While maintenance of a clear line of distinction between mandamus and certiorari will in our opinion do much to ameliorate the problems inherent in the current system which offers a choice of remedies, we recognize that there will still occur instances in which lawyers will be uncertain as to which remedy to bring. In many instances, litigants need not bring either mandamus or certiorari but may instead seek a declaratory judgment. G. L. c. 231A. Another approach is to seek a plurality of remedies as was done in Concord v. Attorney Gen. 336 Mass. 17 , and in Connolly v. Alcoholic Beverages Control Commn. 334 Mass. 613 , 614, 619-620. See Davis, supra, Section 24.06, at 425. Even if a litigant files a petition for a writ of certiorari where mandamus lies, or vice versa, he is not in an insurmountable procedural snare. He may simply move to amend from a petition for one writ to a petition for the other. G. L. c. 213, Section 1C, inserted by St. 1943, c. 374, Section 4. If the litigant wishes declaratory or other relief as well, he should bring his motion under the more comprehensive provisions of G. L. c. 231, Section 51. See Attorney Gen. v. Henry, 262 Mass. 127 , 129-130.
An order is to be entered sustaining the respondent's demurrer. If the petitioner, within ten days after rescript, shall file in the county court a motion to amend the petition into a petition for a writ of certiorari, declaratory relief, or other appropriate remedy, the motion is to be allowed and the case is to stand for further proceedings. If such motion is not so filed, judgment dismissing the petition is to be entered.

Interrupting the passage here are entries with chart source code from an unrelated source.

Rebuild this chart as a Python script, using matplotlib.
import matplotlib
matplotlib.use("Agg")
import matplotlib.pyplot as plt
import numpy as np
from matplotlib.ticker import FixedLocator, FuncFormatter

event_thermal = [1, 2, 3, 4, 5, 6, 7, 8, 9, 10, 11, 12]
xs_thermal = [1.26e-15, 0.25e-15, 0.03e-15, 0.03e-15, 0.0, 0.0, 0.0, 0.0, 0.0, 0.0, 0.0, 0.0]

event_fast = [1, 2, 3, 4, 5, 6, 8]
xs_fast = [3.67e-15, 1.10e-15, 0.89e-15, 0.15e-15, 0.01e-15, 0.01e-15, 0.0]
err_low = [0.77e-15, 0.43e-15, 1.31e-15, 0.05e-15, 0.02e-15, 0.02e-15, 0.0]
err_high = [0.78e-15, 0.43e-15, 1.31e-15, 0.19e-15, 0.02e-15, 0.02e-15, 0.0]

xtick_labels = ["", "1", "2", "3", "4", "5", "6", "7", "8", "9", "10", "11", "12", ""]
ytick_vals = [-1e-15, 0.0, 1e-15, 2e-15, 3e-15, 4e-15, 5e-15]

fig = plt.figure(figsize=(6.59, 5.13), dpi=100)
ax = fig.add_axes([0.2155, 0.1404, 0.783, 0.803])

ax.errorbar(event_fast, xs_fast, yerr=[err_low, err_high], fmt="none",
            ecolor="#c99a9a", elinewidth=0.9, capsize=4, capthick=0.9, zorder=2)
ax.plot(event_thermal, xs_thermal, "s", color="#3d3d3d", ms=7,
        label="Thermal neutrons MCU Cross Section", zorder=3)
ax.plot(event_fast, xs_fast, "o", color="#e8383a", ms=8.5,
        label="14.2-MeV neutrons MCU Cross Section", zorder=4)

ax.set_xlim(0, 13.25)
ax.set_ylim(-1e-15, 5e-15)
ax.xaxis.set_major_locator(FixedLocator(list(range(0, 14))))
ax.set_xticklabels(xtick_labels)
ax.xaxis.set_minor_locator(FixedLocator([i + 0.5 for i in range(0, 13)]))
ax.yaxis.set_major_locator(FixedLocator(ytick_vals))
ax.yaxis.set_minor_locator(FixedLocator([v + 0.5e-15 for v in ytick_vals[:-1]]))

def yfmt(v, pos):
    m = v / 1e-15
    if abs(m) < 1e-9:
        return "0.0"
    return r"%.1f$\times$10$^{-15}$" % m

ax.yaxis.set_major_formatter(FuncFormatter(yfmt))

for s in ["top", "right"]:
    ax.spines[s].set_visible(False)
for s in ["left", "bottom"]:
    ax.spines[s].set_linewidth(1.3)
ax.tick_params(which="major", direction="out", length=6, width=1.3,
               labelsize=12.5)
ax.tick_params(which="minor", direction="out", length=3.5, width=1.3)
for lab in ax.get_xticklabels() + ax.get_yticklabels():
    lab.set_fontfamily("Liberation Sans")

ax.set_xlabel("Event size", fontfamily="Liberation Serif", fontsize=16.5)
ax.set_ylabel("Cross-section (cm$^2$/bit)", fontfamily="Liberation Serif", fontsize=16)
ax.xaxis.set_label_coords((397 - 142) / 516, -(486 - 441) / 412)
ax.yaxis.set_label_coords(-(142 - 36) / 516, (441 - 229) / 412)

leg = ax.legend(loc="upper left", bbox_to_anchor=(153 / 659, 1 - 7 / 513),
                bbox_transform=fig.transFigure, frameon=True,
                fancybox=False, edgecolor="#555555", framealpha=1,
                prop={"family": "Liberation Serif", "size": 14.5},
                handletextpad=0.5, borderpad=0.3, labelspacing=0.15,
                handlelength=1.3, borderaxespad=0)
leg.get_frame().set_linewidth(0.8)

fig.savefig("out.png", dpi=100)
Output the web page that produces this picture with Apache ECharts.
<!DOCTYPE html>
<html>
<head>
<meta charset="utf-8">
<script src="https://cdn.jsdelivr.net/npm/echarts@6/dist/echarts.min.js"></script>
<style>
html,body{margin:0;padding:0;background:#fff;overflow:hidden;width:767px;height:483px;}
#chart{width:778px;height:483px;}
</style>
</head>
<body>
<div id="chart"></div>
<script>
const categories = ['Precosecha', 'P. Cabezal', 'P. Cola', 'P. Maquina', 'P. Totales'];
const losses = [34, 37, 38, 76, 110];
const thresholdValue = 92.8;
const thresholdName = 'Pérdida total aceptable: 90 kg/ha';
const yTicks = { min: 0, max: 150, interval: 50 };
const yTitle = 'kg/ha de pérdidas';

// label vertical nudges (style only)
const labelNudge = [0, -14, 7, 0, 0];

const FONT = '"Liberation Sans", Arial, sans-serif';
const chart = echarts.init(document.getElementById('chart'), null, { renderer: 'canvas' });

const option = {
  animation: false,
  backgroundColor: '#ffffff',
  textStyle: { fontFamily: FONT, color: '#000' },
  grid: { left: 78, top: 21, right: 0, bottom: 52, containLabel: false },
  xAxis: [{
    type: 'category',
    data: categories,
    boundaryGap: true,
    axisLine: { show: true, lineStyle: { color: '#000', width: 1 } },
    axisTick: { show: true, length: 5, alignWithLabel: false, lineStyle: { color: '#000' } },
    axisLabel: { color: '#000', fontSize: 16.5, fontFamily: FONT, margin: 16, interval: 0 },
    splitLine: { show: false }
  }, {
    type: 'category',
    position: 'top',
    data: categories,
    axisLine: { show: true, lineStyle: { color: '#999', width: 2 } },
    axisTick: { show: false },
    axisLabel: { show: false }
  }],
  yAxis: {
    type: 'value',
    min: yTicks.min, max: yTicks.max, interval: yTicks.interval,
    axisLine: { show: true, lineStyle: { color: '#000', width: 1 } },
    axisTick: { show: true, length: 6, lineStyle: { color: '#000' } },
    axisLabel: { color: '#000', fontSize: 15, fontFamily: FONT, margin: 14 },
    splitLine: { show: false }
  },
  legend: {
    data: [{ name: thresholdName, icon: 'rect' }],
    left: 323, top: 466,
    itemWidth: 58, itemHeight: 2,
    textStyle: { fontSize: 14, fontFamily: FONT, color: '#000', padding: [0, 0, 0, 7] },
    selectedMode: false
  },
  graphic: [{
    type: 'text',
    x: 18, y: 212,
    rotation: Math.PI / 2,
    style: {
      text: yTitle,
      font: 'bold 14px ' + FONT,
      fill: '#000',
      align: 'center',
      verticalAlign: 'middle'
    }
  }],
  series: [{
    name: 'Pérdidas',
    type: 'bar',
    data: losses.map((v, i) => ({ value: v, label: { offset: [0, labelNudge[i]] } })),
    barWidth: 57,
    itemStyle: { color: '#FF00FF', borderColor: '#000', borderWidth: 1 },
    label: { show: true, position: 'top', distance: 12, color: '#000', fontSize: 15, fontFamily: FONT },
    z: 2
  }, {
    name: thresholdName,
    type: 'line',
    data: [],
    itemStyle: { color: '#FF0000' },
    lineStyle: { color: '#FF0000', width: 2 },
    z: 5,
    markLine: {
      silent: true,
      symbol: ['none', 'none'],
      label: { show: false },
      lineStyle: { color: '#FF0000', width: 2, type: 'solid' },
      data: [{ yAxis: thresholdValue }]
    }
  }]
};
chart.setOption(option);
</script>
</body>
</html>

[Note 1] The statute provides in pertinent part: "Before a by-law takes effect it shall be approved by the attorney general or ninety days shall have elapsed without action by the attorney general after the clerk of the town in which a by-law has been adopted has submitted to the attorney general a certified copy of such by-law with a request for its approval, together with adequate proof that all of the procedural requirements for the adoption of such by-law have been complied with. . . . If the attorney general disapproves a by-law he shall give notice to the town clerk . . . with his reasons therefor."

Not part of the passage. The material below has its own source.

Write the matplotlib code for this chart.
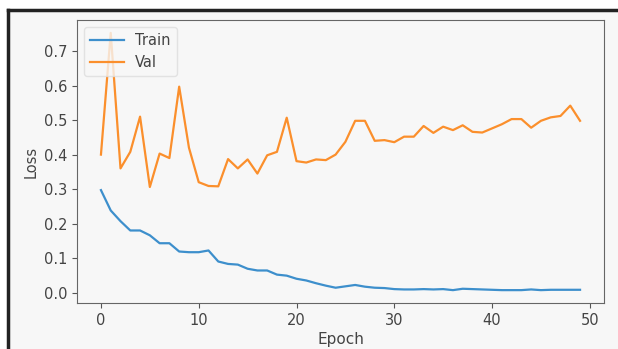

[Note 2] The 1952 amendment made certain changes in G. L. c. 40, Section 32. "[By virtue of the amendment, i]n certain circumstances a by-law may now take effect without his approval, namely, where ninety days elapse without action by him after the submission of the by-law by the town clerk with a request for approval. Such submission must be accompanied by `adequate proof that all of the procedural requirements for the adoption of such by-law have been complied with.' Unless within the same period of ninety days the Attorney General requests `in writing further proof of such compliance stating specifically wherein such proof is inadequate, it shall be presumed that the proof submitted was adequate.' If he disapproves a by-law, he must now give notice to the town clerk with his reasons." See Concord v. Attorney Gen. 336 Mass. 17 , 23.

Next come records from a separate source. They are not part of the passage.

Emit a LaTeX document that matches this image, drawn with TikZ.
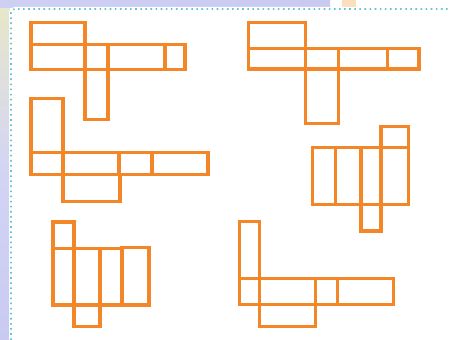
\documentclass[tikz,border=0pt]{standalone}
\usepackage{tikz}
\usetikzlibrary{calc}
\usepackage{xcolor}
\definecolor{netorange}{RGB}{243,134,38}
\definecolor{lavender}{RGB}{200,202,242}
\definecolor{paleyellow}{RGB}{232,232,200}
\definecolor{dotcyan}{RGB}{100,198,210}
\definecolor{peach}{RGB}{250,222,190}

\begin{document}
\begin{tikzpicture}[x=0.02cm, y=-0.02cm, net/.style={draw=netorange, line width=1.9pt, line join=miter}]
  \useasboundingbox (0,0) rectangle (449,340);
  % Background
  \fill[white] (0,0) rectangle (449,340);
  \shade[top color=paleyellow, bottom color=lavender, middle color=lavender!80] (0,0) rectangle (10,340);
  \shade[left color=lavender!90, right color=lavender] (0,0) rectangle (330,8);
  \fill[peach] (342,0) rectangle (356,7);
  \fill[white, rounded corners=3pt] (9,7) rectangle (460,350);
  \draw[dotcyan, dotted, line width=0.9pt, rounded corners=2pt] (11,345) -- (11,9) -- (449,9);

  % Net 1 (top left)
  \draw[net] (31,22.7) rectangle (85,44.3);
  \draw[net] (31,44.3) rectangle (85,69.7);
  \draw[net] (85,44.3) rectangle (108,69.7);
  \draw[net] (108,44.3) rectangle (165,69.7);
  \draw[net] (165,44.3) rectangle (185,69.7);
  \draw[net] (85,69.7) rectangle (108,119.3);

  % Net 2 (top right)
  \draw[net] (248.3,22.3) rectangle (305.3,48.3);
  \draw[net] (248.3,48.3) rectangle (305.3,69);
  \draw[net] (305.3,48.3) rectangle (338.3,69);
  \draw[net] (338.3,48.3) rectangle (387.7,69);
  \draw[net] (387.7,48.3) rectangle (419,69);
  \draw[net] (305.3,69) rectangle (338.3,123.7);

  % Net 3 (middle left)
  \draw[net] (31,98.3) rectangle (63,152.3);
  \draw[net] (31,152.3) rectangle (63,174.7);
  \draw[net] (63,152.3) rectangle (119,174.7);
  \draw[net] (119,152.3) rectangle (152,174.7);
  \draw[net] (152,152.3) rectangle (208,174.7);
  \draw[net] (63,174.7) rectangle (120,201.7);

  % Net 4 (middle right)
  \draw[net] (381,126.7) rectangle (408.3,147.7);
  \draw[net] (312.7,147.7) rectangle (335.3,204.3);
  \draw[net] (335.3,147.7) rectangle (361,204.3);
  \draw[net] (361,147.7) rectangle (381,204.3);
  \draw[net] (381,147.7) rectangle (408.3,204.3);
  \draw[net] (361,204.3) rectangle (381,231);

  % Net 5 (bottom left)
  \draw[net] (53,222) rectangle (74,248.7);
  \draw[net] (53,248.7) rectangle (74,305);
  \draw[net] (74,248.7) rectangle (100,305);
  \draw[net] (100,248.7) rectangle (122,305);
  \draw[net] (122,247.7) rectangle (149,305);
  \draw[net] (74,305) rectangle (100,326.7);

  % Net 6 (bottom right)
  \draw[net] (239.3,221.7) rectangle (259.3,278.7);
  \draw[net] (239.3,278.7) rectangle (259.3,304.3);
  \draw[net] (259.3,278.7) rectangle (315.3,304.3);
  \draw[net] (315.3,278.7) rectangle (337.7,304.3);
  \draw[net] (337.7,278.7) rectangle (393.3,304.3);
  \draw[net] (259.3,304.3) rectangle (315.3,326.7);
\end{tikzpicture}
\end{document}
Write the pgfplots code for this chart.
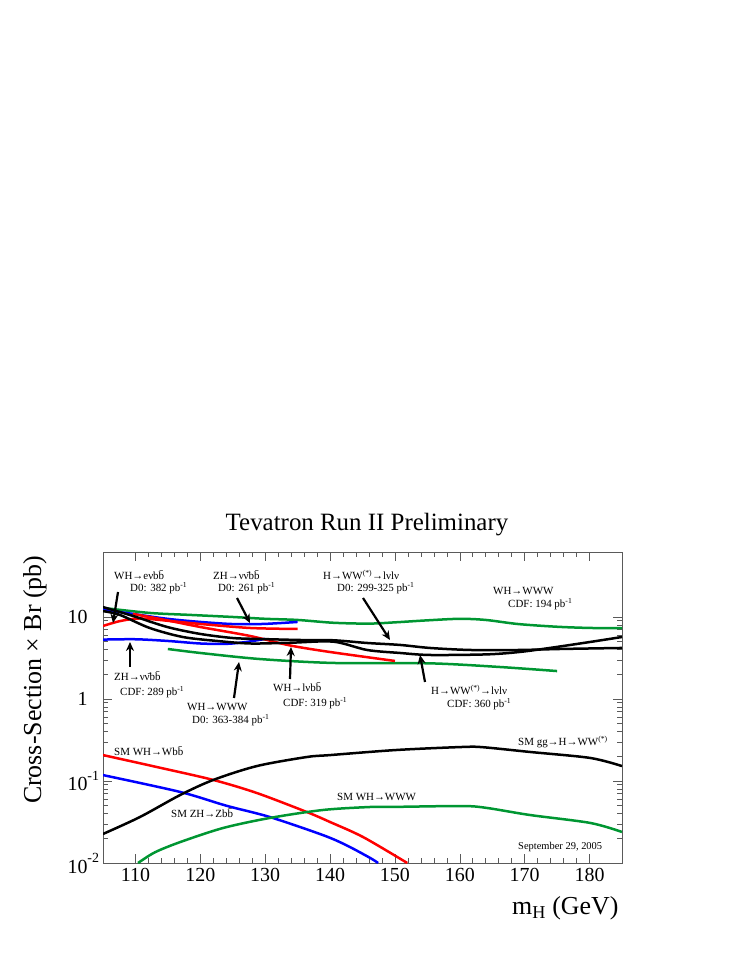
\documentclass[border=0pt]{standalone}
\usepackage{fontspec}
\setmainfont{Liberation Serif}
\usepackage{pgfplots}
\pgfplotsset{compat=1.18}
\usetikzlibrary{arrows.meta}
\definecolor{rgreen}{RGB}{0,150,50}
\definecolor{axgray}{RGB}{90,90,90}
\newcommand{\bb}{b\=b}
\newcommand{\nn}{ν\=ν}
\newcommand{\ex}[1]{10\rlap{\raisebox{0.55em}{\fontsize{14}{14}\selectfont #1}}}
\begin{document}
\begin{tikzpicture}[x=1bp,y=1bp]
\useasboundingbox (0,0) rectangle (747,967);
\begin{axis}[
  at={(103bp,104bp)}, anchor=south west,
  scale only axis, width=519bp, height=311bp,
  xmin=105, xmax=185, ymode=log, ymin=0.01, ymax=62,
  xtick={110,120,...,180},
  xticklabels={110,120,130,140,150,160,170,180},
  minor x tick num=4,
  ytick={0.01,0.1,1,10},
  yticklabels={\ex{-2},\ex{-1},1,10},
  tick label style={font=\fontsize{20}{22}\selectfont},
  xticklabel style={yshift=-2bp},
  yticklabel style={anchor=east, xshift=-12bp},
  major tick length=9bp, minor tick length=5bp,
  tick align=inside,
  axis line style={axgray, line width=0.6bp},
  every tick/.style={axgray, line width=0.6bp},
  /pgf/number format/assume math mode=true,
  every axis plot/.append style={line width=2.5bp, smooth, tension=0.5},
]
% WH->WWW CDF 194
\addplot[rgreen] coordinates {(105,12.9)(112.2,11.2)(118.4,10.6)(125,10.0)(130,9.5)(135,9.2)(140.5,8.5)(146,8.3)(150,8.6)(155,9.1)(160,9.5)(164,9.2)(169,8.2)(175,7.6)(180,7.35)(185,7.3)};
% WH->WWW D0
\addplot[rgreen] coordinates {(115,4.07)(120,3.64)(129.2,3.07)(140.5,2.75)(155.4,2.72)(166,2.46)(175,2.19)};
% ZH->nunubb D0 261
\addplot[blue] coordinates {(105,12.3)(109.6,10.9)(114.9,9.5)(120,8.7)(125,8.2)(129.2,8.2)(132,8.4)(135,8.7)};
% ZH->nunubb CDF 289
\addplot[blue] coordinates {(105,5.3)(110,5.35)(115,5.1)(120,4.75)(124,4.7)(127,4.95)(130,5.4)};
% WH->enubb D0 382
\addplot[red] coordinates {(105,7.77)(107.6,8.9)(110.7,9.6)(115.3,8.94)(120,8.22)(127.7,7.34)(135,7.14)};
% WH->lnubb CDF 319
\addplot[red] coordinates {(109.6,10.9)(113.8,9.46)(120,7.55)(127.7,5.86)(133.8,4.5)(140,3.74)(150,2.91)};
% H->WW D0
\addplot[black] coordinates {(105,13.2)(109.6,10.3)(114.9,7.55)(120,6.21)(125,5.54)(129.2,5.39)(135.4,5.24)(140.5,5.2)(145.7,4.82)(150.8,4.56)(155.4,4.19)(161.6,3.96)(169.3,3.96)(175.4,4.07)(185,4.19)};
% H->WW CDF
\addplot[black] coordinates {(105,11.8)(107.6,10.6)(112.2,7.34)(117.3,5.70)(122.6,5.10)(127.7,4.75)(133.8,4.85)(140.5,5.0)(145.7,3.96)(150.8,3.64)(155.4,3.44)(164.2,3.5)(169.3,3.75)(174.4,4.25)(180.1,4.96)(185,5.70)};
% SM WH->Wbb
\addplot[red] coordinates {(105,0.207)(113.3,0.148)(122,0.103)(128.7,0.0714)(136.4,0.0419)(140,0.0316)(145.1,0.0207)(151.9,0.01)};
% SM ZH->Zbb
\addplot[blue] coordinates {(105,0.118)(116.9,0.0735)(124,0.050)(130.7,0.0364)(138.9,0.0219)(142.5,0.0165)(146.2,0.0115)(147.4,0.01)};
% SM gg->H->WW
\addplot[black] coordinates {(105,0.0226)(110.7,0.0364)(116.9,0.0675)(122,0.103)(128.7,0.152)(136.4,0.196)(140,0.207)(150.3,0.239)(160.5,0.260)(163.6,0.258)(170.8,0.226)(180.1,0.191)(185,0.152)};
% SM WH->WWW
\addplot[rgreen] coordinates {(110.4,0.01)(113,0.0135)(116.9,0.0180)(123.5,0.0267)(130.7,0.0354)(138.9,0.0443)(146.2,0.0482)(150.3,0.0484)(160.5,0.0495)(164.2,0.0469)(170.8,0.0385)(180.1,0.0308)(185,0.0239)};
\end{axis}
% title and axis labels
\node[font=\fontsize{25}{28}\selectfont] at (367,442) {Tevatron Run II Preliminary};
\node[rotate=90, anchor=east, font=\fontsize{26}{28}\selectfont] at (35,415) {Cross-Section × Br (pb)};
\node[anchor=base east, font=\fontsize{26}{28}\selectfont] at (622,52) {m\textsubscript{H} (GeV)};
% annotations
\begin{scope}[every node/.style={anchor=west, inner sep=0pt, font=\fontsize{11}{13}\selectfont}]
\node at (114,392) {WH→eν\bb};
\node at (130,379) {D0: 382 pb\textsuperscript{-1}};
\node at (213,392) {ZH→\nn\bb};
\node at (218,379) {D0: 261 pb\textsuperscript{-1}};
\node at (114,291) {ZH→\nn\bb};
\node at (120,275) {CDF: 289 pb\textsuperscript{-1}};
\node at (273,280) {WH→lν\bb};
\node at (283,264) {CDF: 319 pb\textsuperscript{-1}};
\node at (187,260) {WH→WWW};
\node at (192,247) {D0: 363-384 pb\textsuperscript{-1}};
\node at (323,392) {H→WW\textsuperscript{(*)}→lνlν};
\node at (337,379) {D0: 299-325 pb\textsuperscript{-1}};
\node at (493,376) {WH→WWW};
\node at (508,363) {CDF: 194 pb\textsuperscript{-1}};
\node at (431,277) {H→WW\textsuperscript{(*)}→lνlν};
\node at (447,263) {CDF: 360 pb\textsuperscript{-1}};
\node at (114,216) {SM WH→W\bb};
\node at (171,154) {SM ZH→Z\bb};
\node at (518,225) {SM gg→H→WW\textsuperscript{(*)}};
\node at (337,170) {SM WH→WWW};
\node[font=\fontsize{10.5}{12}\selectfont] at (518,120) {September 29, 2005};
\end{scope}
\begin{scope}[line width=2.2bp, -{Stealth[length=9bp,width=8bp]}]
\draw (118,375) -- (113,344);
\draw (237,369) -- (250,344);
\draw (130,300) -- (130,325);
\draw (290,288) -- (291,320);
\draw (234,269) -- (239,305);
\draw (363,369) -- (390,327);
\draw (425,285) -- (420,312);
\end{scope}
\end{tikzpicture}
\end{document}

[Note 3] Although the emphasized language is general, it should perhaps be noted in retrospect that, under the statute controlling the Suffolk County Apportionment Commrs. case, mandamus was expressly provided as a remedy to enforce the election laws. See St. 1913, c. 835, Section 502 (now G. L. c. 56, Section 69, as appearing in St. 1946, c. 537, Section 11). The correctness of Chief Justice Rugg's observation is beyond dispute as applied to enforcement of the election laws. It is also true that mandamus fulfills a similar function in the area of building and zoning code enforcement. See Atherton v. Selectmen of Bourne, 337 Mass. 250 , 257; Ouellette v. Building Inspector of Quincy, post, 272, 277, n. 8. Outside these areas, however, mandamus lies to compel an official to do his duty but not to correct errors in the performance of a duty. For an historical examination of the use of mandamus in Massachusetts, see Brown, The Use of Extraordinary Legal and Equitable Remedies to Review Executive and Administrative Action in Massachusetts, 21 B. U. L. Rev. 632, 634-663.
[Note 4] See Flanders v. Roberts, 182 Mass. 524 , 529; Siegemund v. Building Commr. of Boston, 259 Mass. 329 , 334-335; Parrotta v. Hederson, 315 Mass. 416 , 420.
[Note 5] There has been scholarly criticism of State court decisions which, for purposes of judicial review of administrative action, perpetuate distinctions between the various extraordinary remedies. See Davis, Administrative Law, Sections 24.01-24.07; Jaffe, Judicial Control of Administrative Action, 165-192. Kenneth Culp Davis states in his treatise: "No branch of administrative law is more seriously in need of reform . . .. The most serious consequence of the system [of extraordinary remedies] is the myriad of cases which fail to reach the merits. Almost as grievous a fault is the concentration of effort of counsel and of courts on the solution of false problems. . . . The cure is easy. Establish a single, simple form of proceeding for all review of administrative action. . . . Get rid of extraordinary remedies as means of review." Davis, supra, Section 24.01 at 388-389. Also, see Jaffe, supra, at 177-178, where the author states, "It is often said that mandamus is not available unless there is no other adequate remedy at law as, for example, statutory appeal or certiorari. But in certain cases it may not be clear that certiorari will lie. As we have seen, there are courts which do not allow certiorari unless the proceeding to be reviewed is quasi-judicial in the special, and not always obvious, sense used by them. A baffled lawyer may bring mandamus when it should have been certiorari or vice-versa."
[Note 6] A step in this direction is 1972 Senate Bill No. 24, Sections 52, 229-231, which proposes to amend G. L. c. 211, Section 3, and c. 249, in conformity with the proposed rules of civil procedure. These rules, among other things, would abolish all extraordinary writs and would establish a single form of action in civil proceedings. See Massachusetts Proposed Rules of Trial and Appellate Procedure, Rules 2, 81 (b).
[Note 7] Under the Federal Administrative Procedure Act, the definition of "agency action" is very broad: "`agency action' includes the whole or a part of an agency rule, order, license, sanction, relief, or the equivalent or denial thereof, or failure to act" (emphasis supplied). 5 U. S. C. Sections 551 (13), 701 (2) (1970).